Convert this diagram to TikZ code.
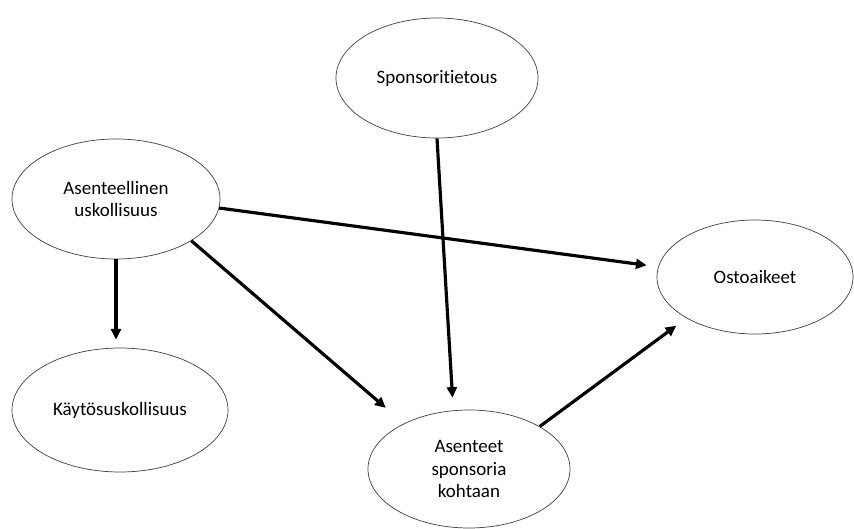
\documentclass[tikz,border=0pt]{standalone}
\usepackage{fontspec}
\setmainfont[Ligatures=NoCommon]{Carlito}
\usepackage{tikz}
\usetikzlibrary{shapes.geometric,arrows.meta,calc}

\tikzset{
	blob/.style={ellipse, draw=black!75, line width=0.6pt, inner sep=0pt,
		align=center, font=\fontsize{16.2}{19.3}\selectfont},
	link/.style={-{Triangle[length=3.2mm,width=3mm]}, line width=2.7pt}
}

\begin{document}
\begin{tikzpicture}[x=0.03cm, y=-0.03cm]
	\useasboundingbox (0,0) rectangle (854,529);
	\node[blob, minimum width=6.24cm, minimum height=3.6cm] (asent) at (116,199) {Asenteellinen\\uskollisuus};
	\node[blob, minimum width=6.06cm, minimum height=3.6cm] (sponsori) at (437,78) {Sponsoritietous};
	\node[blob, minimum width=5.88cm, minimum height=3.42cm] (osto) at (755,277) {Ostoaikeet};
	\node[blob, minimum width=6.48cm, minimum height=3.72cm] (kaytos) at (120,410) {Käytösuskollisuus};
	\node[blob, minimum width=6.06cm, minimum height=3.54cm] (asenteet) at (469,469) {Asenteet\\sponsoria\\kohtaan};
%
	\draw[link, shorten >=0.35cm] (asent.-5) -- (osto.174);
	\draw[link, shorten >=0.24cm] (asent.south) -- (asent.south |- kaytos.north);
	\draw[link, shorten >=0.72cm] (asent.-29) -- (asenteet.145);
	\draw[link, shorten >=0.38cm] (sponsori.south) -- (asenteet.105);
	\draw[link, shorten >=0.38cm] (asenteet.31) -- (osto.211);
\end{tikzpicture}
\end{document}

-- -- --

Retype the whole listing exactly and leave the pictures out.

Convert this diagram to TikZ code.
\documentclass[tikz,border=0pt]{standalone}
\usepackage{fontspec}
\setmainfont[Ligatures=NoCommon]{Carlito}
\usepackage{tikz}
\usetikzlibrary{shapes.geometric,arrows.meta,calc}

\tikzset{
	blob/.style={ellipse, draw=black!75, line width=0.6pt, inner sep=0pt,
		align=center, font=\fontsize{16.2}{19.3}\selectfont},
	link/.style={-{Triangle[length=3.2mm,width=3mm]}, line width=2.7pt}
}

\begin{document}
\begin{tikzpicture}[x=0.03cm, y=-0.03cm]
	\useasboundingbox (0,0) rectangle (854,529);
	\node[blob, minimum width=6.24cm, minimum height=3.6cm] (asent) at (116,199) {Asenteellinen\\uskollisuus};
	\node[blob, minimum width=6.06cm, minimum height=3.6cm] (sponsori) at (437,78) {Sponsoritietous};
	\node[blob, minimum width=5.88cm, minimum height=3.42cm] (osto) at (755,277) {Ostoaikeet};
	\node[blob, minimum width=6.48cm, minimum height=3.72cm] (kaytos) at (120,410) {Käytösuskollisuus};
	\node[blob, minimum width=6.06cm, minimum height=3.54cm] (asenteet) at (469,469) {Asenteet\\sponsoria\\kohtaan};
%
	\draw[link, shorten >=0.35cm] (asent.-5) -- (osto.174);
	\draw[link, shorten >=0.24cm] (asent.south) -- (asent.south |- kaytos.north);
	\draw[link, shorten >=0.72cm] (asent.-29) -- (asenteet.145);
	\draw[link, shorten >=0.38cm] (sponsori.south) -- (asenteet.105);
	\draw[link, shorten >=0.38cm] (asenteet.31) -- (osto.211);
\end{tikzpicture}
\end{document}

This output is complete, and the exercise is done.